You’ve heard the “experiences over stuff” mantra a million times, right? The idea is that you should spend your cash on memorable experiences—vacations, weddings, concerts, whatever—instead of acquiring more material goods that will clutter up your house and way down your soul on the path to enlightenment.

There are so many things wrong with this attitude that I can’t even start—I’ll never stop. For one thing, it’s super gendered. For another, it’s super-privileged: you can only stop accumulating stuff when you’re confident you’ll always be able to buy something when you really need it. And—and this is my biggest issue—it devalues the beauty, utility, meaning and emotional heft of objects. I wouldn’t trade my family china, handmade quilts and thoughtfully chosen chotchke gifts for the vacation of a lifetime.

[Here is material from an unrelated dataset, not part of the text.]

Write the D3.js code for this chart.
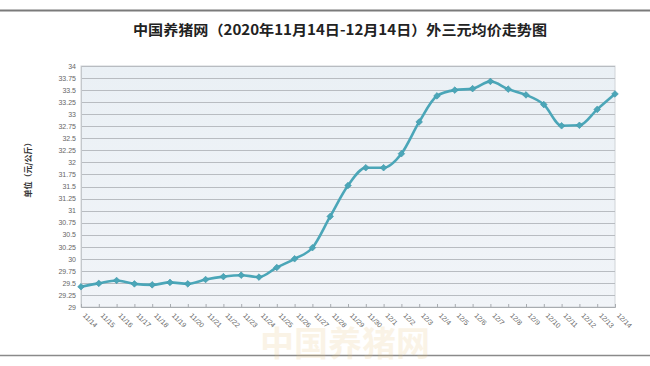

So we’ve established that I think experiences over stuff is dumb. I love stuff, though I try to keep a handle on that love for the sake of clutter and my budget. But I’ve accumulated my share of stuff over time, something I am sorely regretting as we prepare to move house.

Recently, though, I’ve pretty much gone off stuff. And it’s not because I’ve been converted to the gospel of experiences. It’s because I’ve stopped thinking about money in terms of stuff or experiences. I’ve started measuring my dollars in years of freedom. And there’s not much I want today as much as I want freedom.